Senior Team Leads discussed how the evidence connected to specific behaviors the ILT wants teachers to be demonstrating in the classroom. The activity and discussion that followed could be directly applied to how Senior Team Leads would be working with teachers and strengthening instruction in the upcoming week.
Adapting Curriculum to Ensure Students Thrive
The impact of such a high-quality ILT has been felt beyond the walls of the Tuesday morning meetings and observation-feedback conversations between teachers and Senior Team Leads.
The Senior Team Leads have also been instrumental in curriculum changes as Ethan noted: “Senior Team Leads have the history of teaching here and can help their teachers when they are looking at the curriculum and saying, ‘how can I possibly fit all of this into this short of time?’ They can help through their common planning or one-on-one interactions to help fit it all in and prioritize what we’re teaching and what we’re trying to have kids learn.”
With the Senior Team Leads and administration support, the curriculum has moved away from strict credit recovery to more standard district curriculum while maintaining differentiation for the unique students that attend DC21.
Ethan said: “We want kids to have a different learning experience. We were very tactical in our changes and we introduce materials so that in most cases we are using the district curriculum but it has a very different look and feel to it so that kids don’t have a negative reaction based on their previous encounters with traditional lessons.”
The culture and rigor of the ILT is also reflected in the team meetings Senior Team Leads run. “They have time carved out throughout the month to help facilitate thinking in terms of what teachers’ units look like. Our Senior Team Leads also help facilitate an ongoing, data-driven instruction process for the standards that the kids are supposed to be mastering according to a teacher’s scope and sequence,” Ethan said.
Onward and Upward
Teachers and teacher leaders alike are beginning to see the fruits of their labor. Students are growing academically, and they’re graduating at nearly twice the rate they were a few years ago. After just two years of implementing TLC, the school’s SPF rating jumped over orange and is now yellow. While no one on staff is fully satisfied with a yellow rating, they are all proud that DC21 is on an upward trajectory.

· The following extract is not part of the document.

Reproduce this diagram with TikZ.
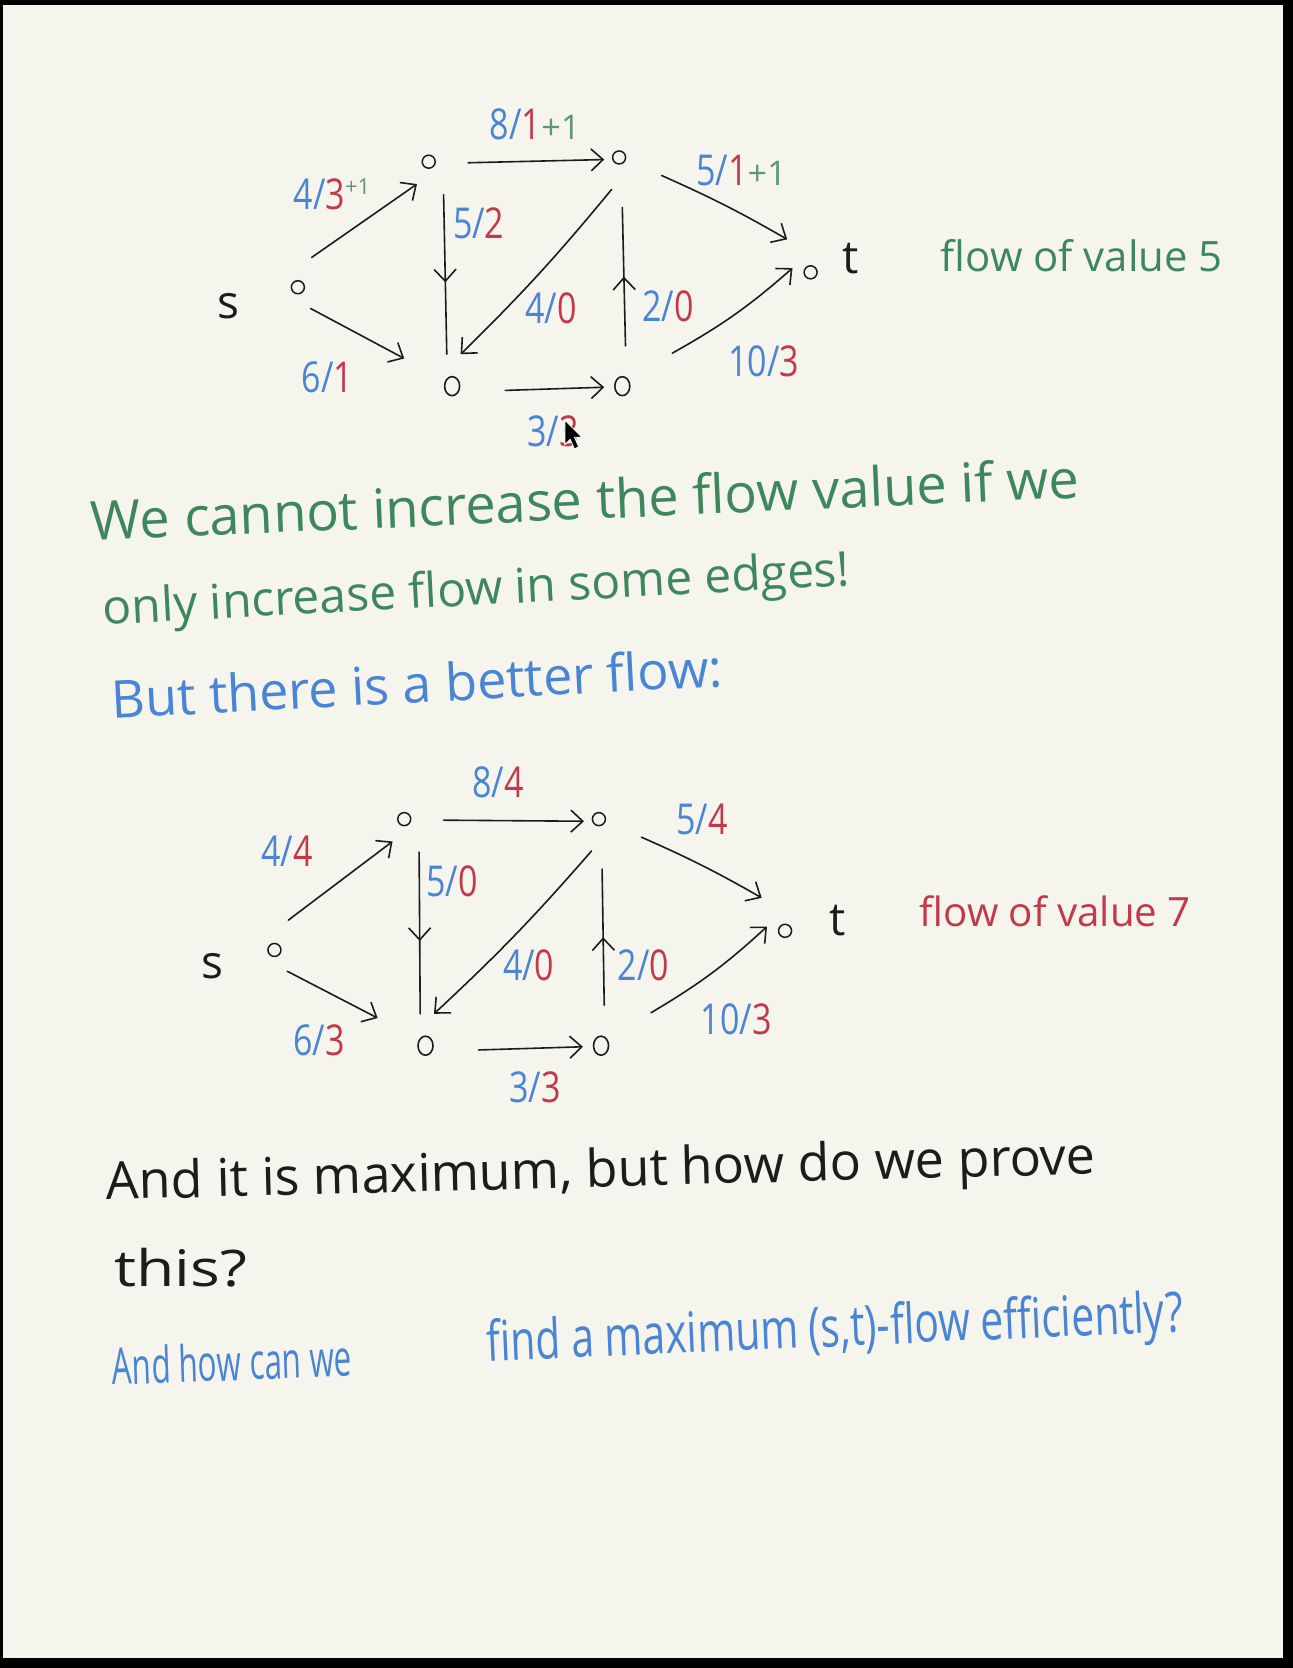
\documentclass[tikz,border=0pt]{standalone}
\usepackage{fontspec}
\setmainfont{Open Sans}
\usepackage{graphicx}
\usetikzlibrary{arrows.meta,decorations.markings,calc,shapes.geometric}
\definecolor{paper}{HTML}{F5F5EE}
\definecolor{inkgreen}{RGB}{62,135,92}
\definecolor{inkblue}{RGB}{74,132,212}
\definecolor{inkred}{RGB}{194,58,74}
\definecolor{inkblack}{RGB}{28,28,28}
\definecolor{inkplus}{RGB}{96,150,116}
\newdimen\pxu \pxu=0.5317pt
\newcommand{\flab}[2]{\scalebox{1}[1.25]{\textcolor{inkblue}{#1/}\textcolor{inkred}{#2}}}
\newcommand{\plusone}{\textcolor{inkplus}{+1}}
\tikzset{
 vtx/.style={draw=inkblack,circle,line width=0.75pt,inner sep=0pt,minimum size=6.5pt},
 vtxbig/.style={draw=inkblack,ellipse,line width=0.8pt,inner sep=0pt,minimum width=7.5pt,minimum height=9.5pt},
 con/.style={draw=inkblack,line width=0.8pt,line cap=round,line join=round},
 tip/.style={con,-{Straight Barb[length=6pt,width=11pt]}},
 midtip/.style={con,decoration={markings,mark=at position #1 with {\arrow{Straight Barb[length=6pt,width=11pt]}}},postaction={decorate}},
 lbl/.style={inner sep=0pt,font=\fontsize{17}{17}\selectfont},
 nm/.style={inner sep=0pt,font=\fontsize{23}{23}\selectfont,text=inkblack},
 hand/.style={inner sep=0pt,anchor=center},
}
\begin{document}
\begin{tikzpicture}[x=0.5317pt,y=-0.5317pt]
\useasboundingbox (0,0) rectangle (1215,1568);
\fill[black] (0,0) rectangle (1215,1568);
\fill[paper] (2.8,4.7) rectangle (1206.5,1559);

% ---------- top graph ----------
\node[vtx] (s1) at (280,270) {};
\node[vtx] (a1) at (403,152) {};
\node[vtx] (b1) at (582,148) {};
\node[vtx] (t1) at (762,256) {};
\node[vtxbig] (c1) at (425,363) {};
\node[vtxbig] (d1) at (585,363) {};
\node[nm] (sl1) at (215,288) {s};
\node[nm] (tl1) at (800,243) {t};

\draw[tip] ([shift={(13,-28)}]s1.center) -- ([shift={(-11,21)}]a1.center);
\draw[tip] ([shift={(12,20)}]s1.center) -- ([shift={(-45,-26)}]c1.center);
\draw[tip] ([shift={(37,1)}]a1.center) -- ([shift={(-14,2)}]b1.center);
\draw[midtip=0.55] ([shift={(14,31)}]a1.center) -- ([shift={(-5,-30)}]c1.center);
\draw[tip] ([shift={(-7,30)}]b1.center) to[bend left=3] ([shift={(8,-30)}]c1.center);
\draw[midtip=0.5] ([shift={(3,-38)}]d1.center) -- ([shift={(3,47)}]b1.center);
\draw[tip] ([shift={(50,4)}]c1.center) -- ([shift={(-17,1)}]d1.center);
\draw[tip] ([shift={(40,17)}]b1.center) to[bend left=3] ([shift={(-22,-31)}]t1.center);
\draw[tip] ([shift={(47,-31)}]d1.center) to[bend right=6] ([shift={(-17,-4)}]t1.center);

\node[lbl] (e1a) at (312,183) {\flab{4}{3}\raisebox{0.45em}{\fontsize{11}{11}\selectfont\plusone}};
\node[lbl] (e1b) at (503,117) {\flab{8}{1}\plusone};
\node[lbl] (e1c) at (697,160) {\flab{5}{1}\plusone};
\node[lbl] (e1d) at (450,210) {\flab{5}{2}};
\node[lbl] (e1e) at (518,290) {\flab{4}{0}};
\node[lbl] (e1f) at (628,288) {\flab{2}{0}};
\node[lbl] (e1g) at (718,340) {\flab{10}{3}};
\node[lbl] (e1h) at (308,355) {\flab{6}{1}};
\node[lbl] (e1i) at (520,405) {\flab{3}{3}};
% mouse pointer
\filldraw[fill=black,draw=white,line width=0.4pt] (531,395) -- (531,418) -- (536,413) -- (540,422) -- (544,420) -- (540,411) -- (547,411) -- cycle;

\node[hand,text=inkgreen] (fv5) at (1017,240) {\resizebox{265\pxu}{!}{flow of value 5}};

% ---------- texts ----------
\node[hand,text=inkgreen,rotate=2.5] (l1) at (550,469) {\resizebox{930\pxu}{!}{We cannot increase the flow value if we}};
\node[hand,text=inkgreen,rotate=3] (l2) at (448,557) {\resizebox{703\pxu}{!}{only increase flow in some edges!}};
\node[hand,text=inkblue,rotate=3] (l3) at (392,642) {\resizebox{575\pxu}{!}{But there is a better flow:}};

% ---------- bottom graph ----------
\node[vtx] (s2) at (258,893) {};
\node[vtx] (a2) at (380,770) {};
\node[vtx] (b2) at (563,770) {};
\node[vtx] (t2) at (738,875) {};
\node[vtxbig] (c2) at (400,983) {};
\node[vtxbig] (d2) at (565,983) {};
\node[nm] (sl2) at (200,908) {s};
\node[nm] (tl2) at (787,865) {t};

\draw[tip] ([shift={(13,-28)}]s2.center) -- ([shift={(-11,21)}]a2.center);
\draw[tip] ([shift={(12,20)}]s2.center) -- ([shift={(-45,-26)}]c2.center);
\draw[tip] ([shift={(37,1)}]a2.center) -- ([shift={(-14,2)}]b2.center);
\draw[midtip=0.55] ([shift={(14,31)}]a2.center) -- ([shift={(-5,-30)}]c2.center);
\draw[tip] ([shift={(-7,30)}]b2.center) to[bend left=3] ([shift={(8,-30)}]c2.center);
\draw[midtip=0.5] ([shift={(3,-38)}]d2.center) -- ([shift={(3,47)}]b2.center);
\draw[tip] ([shift={(50,4)}]c2.center) -- ([shift={(-17,1)}]d2.center);
\draw[tip] ([shift={(40,17)}]b2.center) to[bend left=3] ([shift={(-22,-31)}]t2.center);
\draw[tip] ([shift={(47,-31)}]d2.center) to[bend right=6] ([shift={(-17,-4)}]t2.center);

\node[lbl] (e2a) at (270,800) {\flab{4}{4}};
\node[lbl] (e2b) at (468,735) {\flab{8}{4}};
\node[lbl] (e2c) at (660,770) {\flab{5}{4}};
\node[lbl] (e2d) at (425,828) {\flab{5}{0}};
\node[lbl] (e2e) at (497,907) {\flab{4}{0}};
\node[lbl] (e2f) at (605,907) {\flab{2}{0}};
\node[lbl] (e2g) at (692,958) {\flab{10}{3}};
\node[lbl] (e2h) at (300,978) {\flab{6}{3}};
\node[lbl] (e2i) at (503,1022) {\flab{3}{3}};

\node[hand,text=inkred] (fv7) at (992,857) {\resizebox{255\pxu}{!}{flow of value 7}};

\node[hand,text=inkblack,rotate=1.5] (l4) at (565,1103) {\resizebox{930\pxu}{!}{And it is maximum, but how do we prove}};
\node[hand,text=inkblack] (l5) at (170,1192) {\fontsize{24}{24}\selectfont\scalebox{1.3}[1.05]{this?}};
\node[hand,text=inkblue,rotate=2] (l6a) at (218,1280) {\resizebox{225\pxu}{36\pxu}{And how can we}};
\node[hand,text=inkblue,rotate=2.5] (l6b) at (785,1252) {\resizebox{655\pxu}{40\pxu}{find a maximum (s,t)-flow efficiently?}};
\end{tikzpicture}
\end{document}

Diane directly attributes the rise in test scores, graduation rates, and the burgeoning academic culture, in part, to TLC: “As an example, our teachers have someone who takes very seriously the task of looking at their lesson plans. It used to be before that you turned them in and someone might or might not look at them. You could turn in the same batch four weeks in a row and no one would have noticed. Now, Senior Team Leads (read them closely) and can give feedback.”
Instead of being an additional strain, distributive leadership has become one of the best vehicles to address the unique challenges at DC21. As Diane reflected on DC21’s exciting progress, she observed: “In general, the academic culture has changed and teacher leadership is a part of it. We were reluctant, but I would be the first to say I was wrong. It has helped — not hindered — our culture and that’s because we’re co-accountable to each other.”